## [Problem requirements]
Return exactly, and only, the lines from the one holding "Output the LaTeX" through the one holding "-- (c13.north east);", both included; the pictures stay out.

## [Records for processing]
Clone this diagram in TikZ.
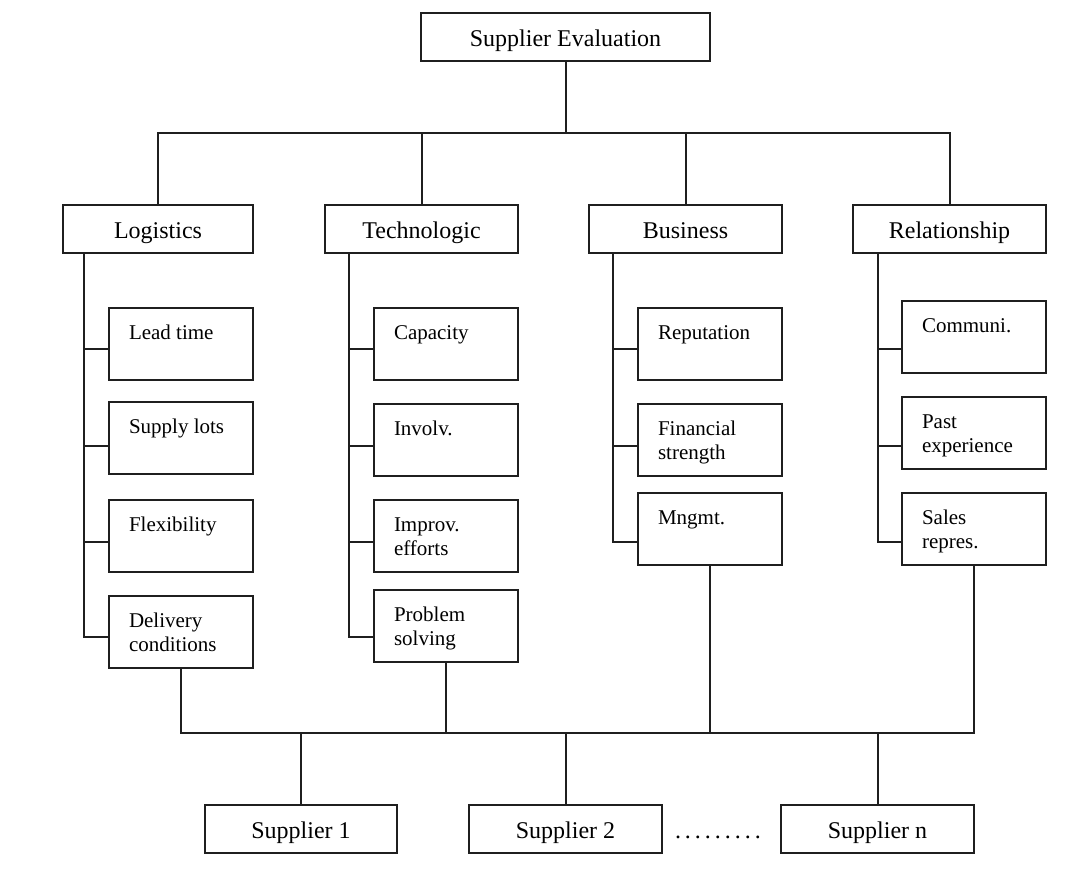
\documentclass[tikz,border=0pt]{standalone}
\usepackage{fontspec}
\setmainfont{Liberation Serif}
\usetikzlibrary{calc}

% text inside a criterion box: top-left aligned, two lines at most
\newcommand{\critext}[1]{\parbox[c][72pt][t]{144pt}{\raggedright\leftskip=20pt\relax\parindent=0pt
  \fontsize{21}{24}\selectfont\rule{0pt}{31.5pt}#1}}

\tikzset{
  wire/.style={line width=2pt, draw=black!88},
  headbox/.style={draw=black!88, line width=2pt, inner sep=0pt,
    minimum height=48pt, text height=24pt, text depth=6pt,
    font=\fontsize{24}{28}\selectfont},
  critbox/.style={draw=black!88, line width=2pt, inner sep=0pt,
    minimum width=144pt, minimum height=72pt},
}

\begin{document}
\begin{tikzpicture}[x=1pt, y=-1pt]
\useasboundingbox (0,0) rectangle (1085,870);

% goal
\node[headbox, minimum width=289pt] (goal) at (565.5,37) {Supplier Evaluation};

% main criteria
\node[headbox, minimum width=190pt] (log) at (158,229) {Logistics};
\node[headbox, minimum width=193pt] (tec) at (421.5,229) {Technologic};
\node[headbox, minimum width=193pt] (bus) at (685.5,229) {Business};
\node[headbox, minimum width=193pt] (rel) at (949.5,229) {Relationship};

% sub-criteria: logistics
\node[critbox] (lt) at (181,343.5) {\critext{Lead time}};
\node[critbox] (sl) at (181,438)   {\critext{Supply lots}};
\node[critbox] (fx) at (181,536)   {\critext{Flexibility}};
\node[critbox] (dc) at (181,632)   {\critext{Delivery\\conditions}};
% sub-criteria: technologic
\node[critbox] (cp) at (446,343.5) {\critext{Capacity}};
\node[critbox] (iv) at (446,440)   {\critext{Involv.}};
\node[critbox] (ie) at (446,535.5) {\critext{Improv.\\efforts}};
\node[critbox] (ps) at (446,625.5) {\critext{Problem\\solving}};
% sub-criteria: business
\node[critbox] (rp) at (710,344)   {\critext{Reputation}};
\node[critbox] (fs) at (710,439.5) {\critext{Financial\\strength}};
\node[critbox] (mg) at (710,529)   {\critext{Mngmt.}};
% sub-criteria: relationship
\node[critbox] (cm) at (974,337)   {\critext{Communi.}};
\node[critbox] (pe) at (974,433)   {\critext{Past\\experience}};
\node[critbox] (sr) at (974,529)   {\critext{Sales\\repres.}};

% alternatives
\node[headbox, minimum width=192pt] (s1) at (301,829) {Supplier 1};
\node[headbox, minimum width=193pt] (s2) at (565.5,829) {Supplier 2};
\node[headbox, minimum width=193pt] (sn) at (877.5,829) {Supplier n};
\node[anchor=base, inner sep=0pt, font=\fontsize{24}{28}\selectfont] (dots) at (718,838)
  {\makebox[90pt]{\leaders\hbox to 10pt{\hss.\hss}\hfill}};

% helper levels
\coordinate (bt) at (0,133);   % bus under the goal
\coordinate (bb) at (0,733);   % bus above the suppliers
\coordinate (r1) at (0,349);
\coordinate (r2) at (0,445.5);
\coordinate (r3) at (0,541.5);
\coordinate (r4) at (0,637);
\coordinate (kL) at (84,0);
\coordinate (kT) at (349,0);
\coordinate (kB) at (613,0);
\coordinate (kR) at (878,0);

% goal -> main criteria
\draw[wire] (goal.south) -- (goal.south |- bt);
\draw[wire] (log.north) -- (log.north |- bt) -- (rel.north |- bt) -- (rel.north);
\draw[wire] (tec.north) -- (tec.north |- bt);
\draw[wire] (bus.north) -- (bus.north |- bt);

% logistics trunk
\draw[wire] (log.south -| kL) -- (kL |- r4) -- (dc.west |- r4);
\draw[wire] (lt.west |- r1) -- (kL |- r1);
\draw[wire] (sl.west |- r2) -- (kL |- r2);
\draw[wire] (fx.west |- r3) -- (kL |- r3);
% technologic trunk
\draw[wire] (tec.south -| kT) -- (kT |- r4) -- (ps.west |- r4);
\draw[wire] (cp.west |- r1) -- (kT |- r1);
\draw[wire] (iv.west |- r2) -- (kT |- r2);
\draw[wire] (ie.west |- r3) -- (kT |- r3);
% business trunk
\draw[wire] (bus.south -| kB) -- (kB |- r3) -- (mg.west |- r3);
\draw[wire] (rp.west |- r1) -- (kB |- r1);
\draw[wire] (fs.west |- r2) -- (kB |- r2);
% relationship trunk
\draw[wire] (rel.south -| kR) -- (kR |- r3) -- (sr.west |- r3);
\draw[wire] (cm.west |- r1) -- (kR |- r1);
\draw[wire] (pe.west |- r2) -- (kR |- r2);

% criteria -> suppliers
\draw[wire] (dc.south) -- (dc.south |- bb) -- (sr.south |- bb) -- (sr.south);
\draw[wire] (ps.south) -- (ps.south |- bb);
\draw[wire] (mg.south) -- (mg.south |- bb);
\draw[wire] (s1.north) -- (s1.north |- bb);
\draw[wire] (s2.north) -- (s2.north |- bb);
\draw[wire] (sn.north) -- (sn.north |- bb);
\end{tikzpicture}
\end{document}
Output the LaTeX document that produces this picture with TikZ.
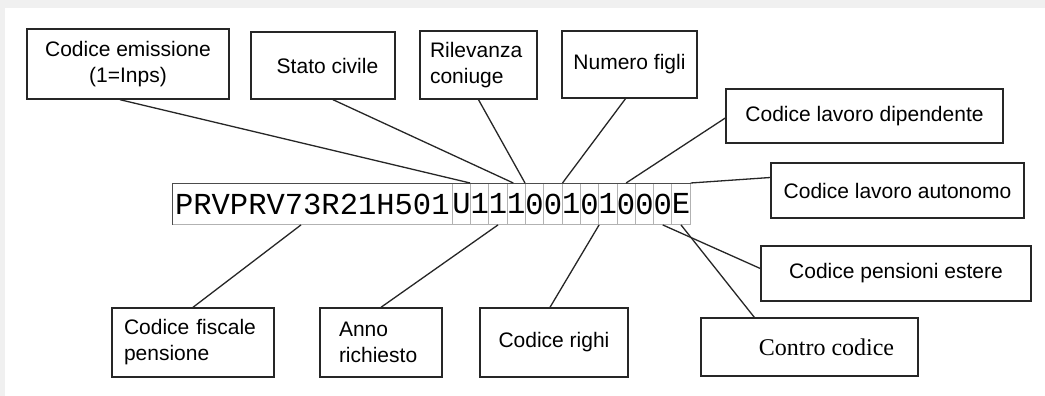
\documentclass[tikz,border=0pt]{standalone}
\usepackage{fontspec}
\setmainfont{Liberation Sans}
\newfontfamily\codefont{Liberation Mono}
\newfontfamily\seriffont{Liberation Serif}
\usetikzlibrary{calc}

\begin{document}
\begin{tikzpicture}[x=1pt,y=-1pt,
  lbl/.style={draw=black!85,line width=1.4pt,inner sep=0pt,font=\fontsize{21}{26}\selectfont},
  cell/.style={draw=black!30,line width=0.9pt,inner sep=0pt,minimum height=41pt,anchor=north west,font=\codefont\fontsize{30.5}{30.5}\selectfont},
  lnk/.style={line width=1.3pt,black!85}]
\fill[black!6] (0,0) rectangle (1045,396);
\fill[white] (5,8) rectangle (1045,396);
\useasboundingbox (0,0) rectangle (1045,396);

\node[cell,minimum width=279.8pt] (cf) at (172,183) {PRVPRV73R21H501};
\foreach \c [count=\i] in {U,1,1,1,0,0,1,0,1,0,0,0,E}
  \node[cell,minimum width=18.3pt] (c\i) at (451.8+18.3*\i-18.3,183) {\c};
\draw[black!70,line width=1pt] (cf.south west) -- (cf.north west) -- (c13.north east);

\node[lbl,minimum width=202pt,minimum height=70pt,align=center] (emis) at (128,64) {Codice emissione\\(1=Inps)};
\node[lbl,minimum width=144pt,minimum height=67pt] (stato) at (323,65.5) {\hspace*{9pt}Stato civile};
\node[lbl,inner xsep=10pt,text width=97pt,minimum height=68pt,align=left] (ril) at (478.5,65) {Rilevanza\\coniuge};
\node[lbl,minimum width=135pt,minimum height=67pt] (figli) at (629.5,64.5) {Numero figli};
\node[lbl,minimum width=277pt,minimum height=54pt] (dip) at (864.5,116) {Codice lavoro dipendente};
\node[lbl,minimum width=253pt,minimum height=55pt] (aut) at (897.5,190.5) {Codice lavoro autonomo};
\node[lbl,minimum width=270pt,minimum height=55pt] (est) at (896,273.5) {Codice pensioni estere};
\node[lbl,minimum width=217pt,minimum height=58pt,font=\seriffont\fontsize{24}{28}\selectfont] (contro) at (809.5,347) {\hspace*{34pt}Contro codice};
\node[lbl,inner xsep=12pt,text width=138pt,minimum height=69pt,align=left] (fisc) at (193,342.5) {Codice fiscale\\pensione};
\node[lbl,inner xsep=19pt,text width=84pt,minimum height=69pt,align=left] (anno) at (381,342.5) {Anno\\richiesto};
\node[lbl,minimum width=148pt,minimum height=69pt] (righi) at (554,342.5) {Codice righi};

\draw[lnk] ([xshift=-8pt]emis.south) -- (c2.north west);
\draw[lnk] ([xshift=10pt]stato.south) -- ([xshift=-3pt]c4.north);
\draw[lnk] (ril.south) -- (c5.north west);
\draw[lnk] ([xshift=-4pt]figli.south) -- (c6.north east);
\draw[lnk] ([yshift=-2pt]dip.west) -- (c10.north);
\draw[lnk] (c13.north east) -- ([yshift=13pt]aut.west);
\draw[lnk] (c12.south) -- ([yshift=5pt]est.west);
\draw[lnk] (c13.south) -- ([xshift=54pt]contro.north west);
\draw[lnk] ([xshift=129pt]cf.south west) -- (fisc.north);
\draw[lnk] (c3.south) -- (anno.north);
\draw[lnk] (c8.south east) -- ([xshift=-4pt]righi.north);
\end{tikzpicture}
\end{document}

## [Reply to the task]
Output the LaTeX document that produces this picture with TikZ.
\documentclass[tikz,border=0pt]{standalone}
\usepackage{fontspec}
\setmainfont{Liberation Sans}
\newfontfamily\codefont{Liberation Mono}
\newfontfamily\seriffont{Liberation Serif}
\usetikzlibrary{calc}

\begin{document}
\begin{tikzpicture}[x=1pt,y=-1pt,
  lbl/.style={draw=black!85,line width=1.4pt,inner sep=0pt,font=\fontsize{21}{26}\selectfont},
  cell/.style={draw=black!30,line width=0.9pt,inner sep=0pt,minimum height=41pt,anchor=north west,font=\codefont\fontsize{30.5}{30.5}\selectfont},
  lnk/.style={line width=1.3pt,black!85}]
\fill[black!6] (0,0) rectangle (1045,396);
\fill[white] (5,8) rectangle (1045,396);
\useasboundingbox (0,0) rectangle (1045,396);

\node[cell,minimum width=279.8pt] (cf) at (172,183) {PRVPRV73R21H501};
\foreach \c [count=\i] in {U,1,1,1,0,0,1,0,1,0,0,0,E}
  \node[cell,minimum width=18.3pt] (c\i) at (451.8+18.3*\i-18.3,183) {\c};
\draw[black!70,line width=1pt] (cf.south west) -- (cf.north west) -- (c13.north east);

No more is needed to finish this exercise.